Task requirements: Read the data and repeat all of it exactly.

------

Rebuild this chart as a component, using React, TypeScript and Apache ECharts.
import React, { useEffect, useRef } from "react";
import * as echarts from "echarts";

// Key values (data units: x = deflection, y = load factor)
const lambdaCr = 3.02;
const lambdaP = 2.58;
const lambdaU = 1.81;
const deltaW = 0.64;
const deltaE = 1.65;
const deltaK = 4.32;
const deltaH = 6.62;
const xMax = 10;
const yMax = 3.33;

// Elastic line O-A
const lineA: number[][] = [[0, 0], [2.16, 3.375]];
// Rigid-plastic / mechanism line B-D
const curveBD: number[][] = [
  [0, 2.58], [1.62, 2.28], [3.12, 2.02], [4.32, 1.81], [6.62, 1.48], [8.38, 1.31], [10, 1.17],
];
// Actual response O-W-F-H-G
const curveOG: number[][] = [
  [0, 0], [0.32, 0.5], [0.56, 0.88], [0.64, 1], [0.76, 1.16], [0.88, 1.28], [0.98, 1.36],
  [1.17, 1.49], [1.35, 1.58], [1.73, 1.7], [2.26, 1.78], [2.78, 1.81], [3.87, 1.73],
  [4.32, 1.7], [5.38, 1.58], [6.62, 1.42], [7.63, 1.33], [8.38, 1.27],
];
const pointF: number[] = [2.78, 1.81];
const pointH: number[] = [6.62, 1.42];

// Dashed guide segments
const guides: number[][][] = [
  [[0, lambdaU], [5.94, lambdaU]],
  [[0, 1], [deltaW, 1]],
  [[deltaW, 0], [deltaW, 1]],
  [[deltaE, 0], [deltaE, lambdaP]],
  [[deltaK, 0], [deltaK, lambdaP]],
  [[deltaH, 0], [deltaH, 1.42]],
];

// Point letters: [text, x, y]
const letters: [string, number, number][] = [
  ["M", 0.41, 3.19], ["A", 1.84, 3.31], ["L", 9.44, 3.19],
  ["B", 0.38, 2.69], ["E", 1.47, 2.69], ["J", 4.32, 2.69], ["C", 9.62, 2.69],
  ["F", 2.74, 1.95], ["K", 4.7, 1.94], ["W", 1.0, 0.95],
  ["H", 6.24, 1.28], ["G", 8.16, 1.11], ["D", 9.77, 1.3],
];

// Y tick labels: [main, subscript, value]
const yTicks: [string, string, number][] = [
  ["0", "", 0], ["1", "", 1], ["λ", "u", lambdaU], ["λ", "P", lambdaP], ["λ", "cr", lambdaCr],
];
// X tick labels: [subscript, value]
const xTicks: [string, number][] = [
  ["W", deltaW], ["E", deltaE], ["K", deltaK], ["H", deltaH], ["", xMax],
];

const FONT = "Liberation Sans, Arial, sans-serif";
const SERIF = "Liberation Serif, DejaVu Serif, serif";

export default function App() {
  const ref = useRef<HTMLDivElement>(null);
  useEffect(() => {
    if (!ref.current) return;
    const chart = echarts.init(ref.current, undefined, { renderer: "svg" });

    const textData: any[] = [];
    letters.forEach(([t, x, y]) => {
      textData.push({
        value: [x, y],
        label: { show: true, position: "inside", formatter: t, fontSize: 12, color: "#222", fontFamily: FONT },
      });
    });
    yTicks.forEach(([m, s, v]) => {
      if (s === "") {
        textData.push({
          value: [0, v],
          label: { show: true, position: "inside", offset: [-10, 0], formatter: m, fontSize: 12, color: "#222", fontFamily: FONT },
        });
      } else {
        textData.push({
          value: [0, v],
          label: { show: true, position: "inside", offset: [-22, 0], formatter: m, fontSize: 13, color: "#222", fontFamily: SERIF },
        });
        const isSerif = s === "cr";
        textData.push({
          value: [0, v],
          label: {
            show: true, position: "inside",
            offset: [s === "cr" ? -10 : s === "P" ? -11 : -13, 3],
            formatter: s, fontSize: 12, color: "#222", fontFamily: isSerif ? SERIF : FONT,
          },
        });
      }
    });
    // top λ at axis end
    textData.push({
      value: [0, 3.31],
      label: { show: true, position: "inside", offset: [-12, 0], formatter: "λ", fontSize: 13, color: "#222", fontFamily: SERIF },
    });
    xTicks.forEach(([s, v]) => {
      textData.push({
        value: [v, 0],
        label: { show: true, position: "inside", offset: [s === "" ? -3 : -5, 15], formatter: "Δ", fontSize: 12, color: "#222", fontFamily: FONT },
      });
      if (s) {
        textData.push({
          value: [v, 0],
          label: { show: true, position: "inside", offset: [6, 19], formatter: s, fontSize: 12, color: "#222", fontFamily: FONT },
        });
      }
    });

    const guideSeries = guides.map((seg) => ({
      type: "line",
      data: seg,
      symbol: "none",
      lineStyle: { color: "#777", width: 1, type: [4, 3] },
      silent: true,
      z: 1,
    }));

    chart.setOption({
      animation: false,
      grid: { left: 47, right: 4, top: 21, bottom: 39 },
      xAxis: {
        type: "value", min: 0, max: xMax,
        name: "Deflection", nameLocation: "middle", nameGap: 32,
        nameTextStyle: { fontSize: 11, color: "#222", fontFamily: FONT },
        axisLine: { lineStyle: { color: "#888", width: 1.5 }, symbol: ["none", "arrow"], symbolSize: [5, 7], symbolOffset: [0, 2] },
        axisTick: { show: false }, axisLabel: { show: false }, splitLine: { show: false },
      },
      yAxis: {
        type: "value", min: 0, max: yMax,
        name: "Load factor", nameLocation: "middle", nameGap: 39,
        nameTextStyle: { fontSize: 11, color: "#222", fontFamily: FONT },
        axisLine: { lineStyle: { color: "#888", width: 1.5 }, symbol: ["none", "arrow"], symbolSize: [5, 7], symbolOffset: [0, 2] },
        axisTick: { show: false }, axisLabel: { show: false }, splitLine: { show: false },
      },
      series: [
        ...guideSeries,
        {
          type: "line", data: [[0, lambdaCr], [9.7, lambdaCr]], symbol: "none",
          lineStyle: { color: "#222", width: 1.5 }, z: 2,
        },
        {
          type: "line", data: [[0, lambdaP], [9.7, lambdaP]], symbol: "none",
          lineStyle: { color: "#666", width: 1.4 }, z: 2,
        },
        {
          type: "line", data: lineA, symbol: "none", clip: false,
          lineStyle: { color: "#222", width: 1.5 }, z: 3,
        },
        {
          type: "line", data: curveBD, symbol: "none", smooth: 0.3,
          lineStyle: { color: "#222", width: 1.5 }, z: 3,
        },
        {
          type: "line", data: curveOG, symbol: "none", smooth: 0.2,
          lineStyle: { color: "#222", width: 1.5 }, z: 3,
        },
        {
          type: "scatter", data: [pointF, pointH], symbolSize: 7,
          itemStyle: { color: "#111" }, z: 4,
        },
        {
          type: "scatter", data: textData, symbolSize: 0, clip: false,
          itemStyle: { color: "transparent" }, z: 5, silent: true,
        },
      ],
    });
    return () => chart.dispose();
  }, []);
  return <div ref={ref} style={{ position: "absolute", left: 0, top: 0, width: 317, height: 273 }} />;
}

------

Solution to this exercise:
Rebuild this chart as a component, using React, TypeScript and Apache ECharts.
import React, { useEffect, useRef } from "react";
import * as echarts from "echarts";

// Key values (data units: x = deflection, y = load factor)
const lambdaCr = 3.02;
const lambdaP = 2.58;
const lambdaU = 1.81;
const deltaW = 0.64;
const deltaE = 1.65;
const deltaK = 4.32;
const deltaH = 6.62;
const xMax = 10;
const yMax = 3.33;

// Elastic line O-A
const lineA: number[][] = [[0, 0], [2.16, 3.375]];
// Rigid-plastic / mechanism line B-D
const curveBD: number[][] = [
  [0, 2.58], [1.62, 2.28], [3.12, 2.02], [4.32, 1.81], [6.62, 1.48], [8.38, 1.31], [10, 1.17],
];
// Actual response O-W-F-H-G
const curveOG: number[][] = [
  [0, 0], [0.32, 0.5], [0.56, 0.88], [0.64, 1], [0.76, 1.16], [0.88, 1.28], [0.98, 1.36],
  [1.17, 1.49], [1.35, 1.58], [1.73, 1.7], [2.26, 1.78], [2.78, 1.81], [3.87, 1.73],
  [4.32, 1.7], [5.38, 1.58], [6.62, 1.42], [7.63, 1.33], [8.38, 1.27],
];
const pointF: number[] = [2.78, 1.81];
const pointH: number[] = [6.62, 1.42];

// Dashed guide segments
const guides: number[][][] = [
  [[0, lambdaU], [5.94, lambdaU]],
  [[0, 1], [deltaW, 1]],
  [[deltaW, 0], [deltaW, 1]],
  [[deltaE, 0], [deltaE, lambdaP]],
  [[deltaK, 0], [deltaK, lambdaP]],
  [[deltaH, 0], [deltaH, 1.42]],
];

// Point letters: [text, x, y]
const letters: [string, number, number][] = [
  ["M", 0.41, 3.19], ["A", 1.84, 3.31], ["L", 9.44, 3.19],
  ["B", 0.38, 2.69], ["E", 1.47, 2.69], ["J", 4.32, 2.69], ["C", 9.62, 2.69],
  ["F", 2.74, 1.95], ["K", 4.7, 1.94], ["W", 1.0, 0.95],
  ["H", 6.24, 1.28], ["G", 8.16, 1.11], ["D", 9.77, 1.3],
];

// Y tick labels: [main, subscript, value]
const yTicks: [string, string, number][] = [
  ["0", "", 0], ["1", "", 1], ["λ", "u", lambdaU], ["λ", "P", lambdaP], ["λ", "cr", lambdaCr],
];
// X tick labels: [subscript, value]
const xTicks: [string, number][] = [
  ["W", deltaW], ["E", deltaE], ["K", deltaK], ["H", deltaH], ["", xMax],
];

const FONT = "Liberation Sans, Arial, sans-serif";
const SERIF = "Liberation Serif, DejaVu Serif, serif";

export default function App() {
  const ref = useRef<HTMLDivElement>(null);
  useEffect(() => {
    if (!ref.current) return;
    const chart = echarts.init(ref.current, undefined, { renderer: "svg" });

    const textData: any[] = [];
    letters.forEach(([t, x, y]) => {
      textData.push({
        value: [x, y],
        label: { show: true, position: "inside", formatter: t, fontSize: 12, color: "#222", fontFamily: FONT },
      });
    });
    yTicks.forEach(([m, s, v]) => {
      if (s === "") {
        textData.push({
          value: [0, v],
          label: { show: true, position: "inside", offset: [-10, 0], formatter: m, fontSize: 12, color: "#222", fontFamily: FONT },
        });
      } else {
        textData.push({
          value: [0, v],
          label: { show: true, position: "inside", offset: [-22, 0], formatter: m, fontSize: 13, color: "#222", fontFamily: SERIF },
        });
        const isSerif = s === "cr";
        textData.push({
          value: [0, v],
          label: {
            show: true, position: "inside",
            offset: [s === "cr" ? -10 : s === "P" ? -11 : -13, 3],
            formatter: s, fontSize: 12, color: "#222", fontFamily: isSerif ? SERIF : FONT,
          },
        });
      }
    });
    // top λ at axis end
    textData.push({
      value: [0, 3.31],
      label: { show: true, position: "inside", offset: [-12, 0], formatter: "λ", fontSize: 13, color: "#222", fontFamily: SERIF },
    });
    xTicks.forEach(([s, v]) => {
      textData.push({
        value: [v, 0],
        label: { show: true, position: "inside", offset: [s === "" ? -3 : -5, 15], formatter: "Δ", fontSize: 12, color: "#222", fontFamily: FONT },
      });
      if (s) {
        textData.push({
          value: [v, 0],
          label: { show: true, position: "inside", offset: [6, 19], formatter: s, fontSize: 12, color: "#222", fontFamily: FONT },
        });
      }
    });

    const guideSeries = guides.map((seg) => ({
      type: "line",
      data: seg,
      symbol: "none",
      lineStyle: { color: "#777", width: 1, type: [4, 3] },
      silent: true,
      z: 1,
    }));

    chart.setOption({
      animation: false,
      grid: { left: 47, right: 4, top: 21, bottom: 39 },
      xAxis: {
        type: "value", min: 0, max: xMax,
        name: "Deflection", nameLocation: "middle", nameGap: 32,
        nameTextStyle: { fontSize: 11, color: "#222", fontFamily: FONT },
        axisLine: { lineStyle: { color: "#888", width: 1.5 }, symbol: ["none", "arrow"], symbolSize: [5, 7], symbolOffset: [0, 2] },
        axisTick: { show: false }, axisLabel: { show: false }, splitLine: { show: false },
      },
      yAxis: {
        type: "value", min: 0, max: yMax,
        name: "Load factor", nameLocation: "middle", nameGap: 39,
        nameTextStyle: { fontSize: 11, color: "#222", fontFamily: FONT },
        axisLine: { lineStyle: { color: "#888", width: 1.5 }, symbol: ["none", "arrow"], symbolSize: [5, 7], symbolOffset: [0, 2] },
        axisTick: { show: false }, axisLabel: { show: false }, splitLine: { show: false },
      },
      series: [
        ...guideSeries,
        {
          type: "line", data: [[0, lambdaCr], [9.7, lambdaCr]], symbol: "none",
          lineStyle: { color: "#222", width: 1.5 }, z: 2,
        },
        {
          type: "line", data: [[0, lambdaP], [9.7, lambdaP]], symbol: "none",
          lineStyle: { color: "#666", width: 1.4 }, z: 2,
        },
        {
          type: "line", data: lineA, symbol: "none", clip: false,
          lineStyle: { color: "#222", width: 1.5 }, z: 3,
        },
        {
          type: "line", data: curveBD, symbol: "none", smooth: 0.3,
          lineStyle: { color: "#222", width: 1.5 }, z: 3,
        },
        {
          type: "line", data: curveOG, symbol: "none", smooth: 0.2,
          lineStyle: { color: "#222", width: 1.5 }, z: 3,
        },
        {
          type: "scatter", data: [pointF, pointH], symbolSize: 7,
          itemStyle: { color: "#111" }, z: 4,
        },
        {
          type: "scatter", data: textData, symbolSize: 0, clip: false,
          itemStyle: { color: "transparent" }, z: 5, silent: true,
        },
      ],
    });
    return () => chart.dispose();
  }, []);
  return <div ref={ref} style={{ position: "absolute", left: 0, top: 0, width: 317, height: 273 }} />;
}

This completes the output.